Manpriya Singh
There’s something about the food that melts in your mouth—from the likes of chocolate, cheese to even kebabs. Certainly not because they call for minimum chewing, but because it leaves you wanting for more! Before you could savour, it just melts… remember? With Daawat-E-Kebab, Saffron at JW Marriott rolls out the carpet for a Nawabi night out. They may have made their way to takeaway corners at every street, but very few make the cut. “Apart from the fact that any kebab needs to be the blend of right spices and you need patience to get all the ingredients together, kebabs should melt in your mouth,” Chef Naveen Handa, executive sous chef, says.
Like for every food tracing its origins back to history, there is a story of evolution. “Some of the kebabs that we have in our menu are nothing new, but they are also rare and hence not available in the city,” shares Chef Taj, Indian chef, who’s worked together day and night to put a menu boasting of the best of vegetarian and non-vegetarian options.
Hailing from Lucknow, it’s a food he has grown up seeing.
“In Lucknow, even on the streets you’ll find good authentic kebabs but that is not true of restaurants in the city. I went around tasting, registered what was lacking and came up with options not available,” he points out to Kolambi Malvani (comprising marinated fresh water prawns with coconut curry leaves, roasted in the Tandoor) or the northern version Bhatti Da Murg (marinated chicken, bouquet of spices, grilled) or Murgh Hara Pyaaza Pasanda. Shares Chef Taj, “While each of them is worth a try, what I really recommend is Galouti Kebab because of the way it will in your mouth.”

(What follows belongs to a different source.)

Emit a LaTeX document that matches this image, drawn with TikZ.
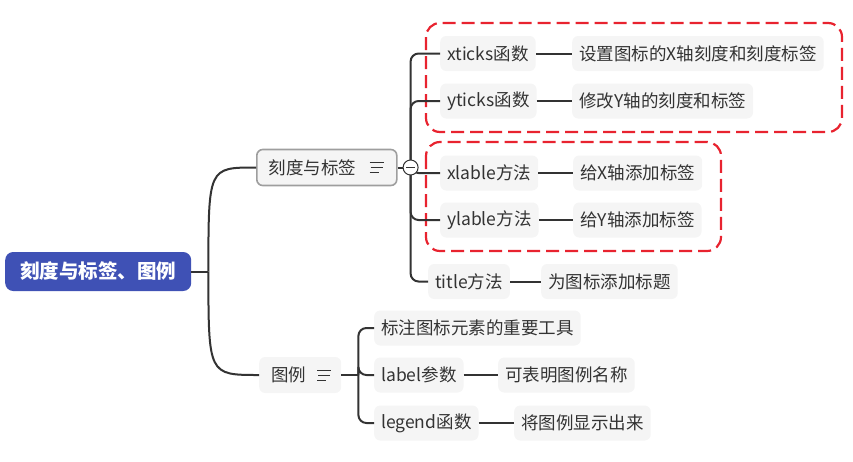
\documentclass[tikz,border=0pt]{standalone}
\usepackage{fontspec}
\setmainfont{Noto Sans CJK SC}
\usetikzlibrary{calc, shapes, backgrounds}

\definecolor{rootblue}{HTML}{3F51B5}
\definecolor{boxgray}{HTML}{F5F5F5}
\definecolor{inkgray}{HTML}{333333}
\definecolor{framegray}{HTML}{9E9E9E}
\definecolor{markred}{HTML}{E8232F}

\tikzset{
  root/.style={fill=rootblue, text=white, rounded corners=8pt, anchor=west,
    minimum height=39pt, inner xsep=15pt, inner ysep=0pt,
    font=\fontsize{19.5}{22}\selectfont\bfseries},
  topic/.style={fill=boxgray, text=inkgray, rounded corners=6pt, anchor=west,
    minimum height=36pt, inner xsep=12pt, inner ysep=0pt, align=left,
    font=\fontsize{17.5}{20}\selectfont},
  leaf/.style={fill=boxgray, text=inkgray, rounded corners=6pt, anchor=west,
    minimum height=35pt, inner xsep=7pt, inner ysep=0pt,
    font=\fontsize{17.5}{20}\selectfont},
  branch/.style={draw=inkgray, line width=2pt},
  redframe/.style={draw=markred, line width=2.2pt, dash pattern=on 13pt off 6pt,
    rounded corners=14pt},
  menuline/.style={draw=inkgray, line width=1pt},
}

% three small lines on the right of a topic box
\newcommand\topicmenu[1]{%
  \draw[menuline] ($(#1)+(-7,-5)$) -- ++(14,0);
  \draw[menuline] ($(#1)+(-6,0)$) -- ++(12,0);
  \draw[menuline] ($(#1)+(-7,5)$) -- ++(9,0);
}

\begin{document}
\begin{tikzpicture}[x=1pt, y=-1pt]
  \useasboundingbox (0,0) rectangle (853,461);

  % red marks
  \draw[redframe] (426,23) rectangle (842,132);
  \draw[redframe] (426,142) rectangle (721,251);

  % root and topics
  \node[root] (root) at (5,271.5) {刻度与标签、图例};
  \node[topic, draw=framegray, line width=1.6pt, text width=116pt] (ticks) at (256,167.5) {刻度与标签};
  \node[topic, text width=58pt] (legend) at (259,375) {图例};
  \topicmenu{$(ticks.east)+(-21,0)$}
  \topicmenu{$(legend.east)+(-17,0)$}

  % subtopics of ticks
  \node[leaf] (xt) at (440,53.5) {xticks函数};
  \node[leaf] (xtd) at (572,53.5) {设置图标的X轴刻度和刻度标签};
  \node[leaf] (yt) at (440,101) {yticks函数};
  \node[leaf] (ytd) at (572,101) {修改Y轴的刻度和标签};
  \node[leaf] (xl) at (440,173) {xlable方法};
  \node[leaf] (xld) at (573,173) {给X轴添加标签};
  \node[leaf] (yl) at (440,220) {ylable方法};
  \node[leaf] (yld) at (573,220) {给Y轴添加标签};
  \node[leaf] (tt) at (428,281.5) {title方法};
  \node[leaf] (ttd) at (541,281.5) {为图标添加标题};

  % subtopics of legend
  \node[leaf] (lg) at (374,328) {标注图标元素的重要工具};
  \node[leaf] (lb) at (374,375) {label参数};
  \node[leaf] (lbd) at (498,375) {可表明图例名称};
  \node[leaf] (lf) at (374,423) {legend函数};
  \node[leaf] (lfd) at (514,423) {将图例显示出来};

  % root branches
  \draw[branch] (root.east) -- ++(17,0) coordinate (rj);
  \draw[branch] (rj) .. controls (rj |- ticks.west) and (rj |- ticks.west) .. (ticks.west);
  \draw[branch] (rj) .. controls (rj |- legend.west) and (rj |- legend.west) .. (legend.west);

  % ticks branches
  \coordinate (cj) at ($(ticks.east)+(13,0)$);
  \draw[branch] (ticks.east) -- (cj);
  \foreach \n in {xt, yt, xl, yl, tt}
    \draw[branch, rounded corners=8pt] (cj) |- (\n.west);
  \node[circle, draw=inkgray, line width=1pt, fill=white, minimum size=15pt, inner sep=0pt] (fold) at (cj) {};
  \draw[inkgray, line width=1pt] ($(fold.center)+(-4.5,0)$) -- ($(fold.center)+(4.5,0)$);

  % legend branches
  \draw[branch] (legend.east) -- ++(17,0) coordinate (lj);
  \foreach \n in {lg, lb, lf}
    \draw[branch, rounded corners=8pt] (lj) |- (\n.west);

  % leaves
  \draw[branch] (xt.east) -- (xtd.west);
  \draw[branch] (yt.east) -- (ytd.west);
  \draw[branch] (xl.east) -- (xld.west);
  \draw[branch] (yl.east) -- (yld.west);
  \draw[branch] (tt.east) -- (ttd.west);
  \draw[branch] (lb.east) -- (lbd.west);
  \draw[branch] (lf.east) -- (lfd.west);
\end{tikzpicture}
\end{document}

Begin with the Chandan Ka Sharbat (comprising subtle hints of saffron, sandalwood and lemon) and look forward to the richer version of Indian mint sauce called Dhaba Chutney, which goes with almost anything in the menu. As for the vegetarian platter, Subzani Paneer Tikka could be given a skip in favour of Kacche Kele Ki Galouti that tastes as good as any kebab. The accompanying mint sauce takes care of slightly dry Zimikand Ki Chapli, a yam pan seared on griddle. Adds Chef Taj, “Most of the ingredients and masala like Khas ki Jad have been brought in from Lucknow, and we especially worked on the vegetarian options with ingredients like lotus stems and figs.”
A meal for two costs between Rs1,100 and Rs1750 (plus taxes).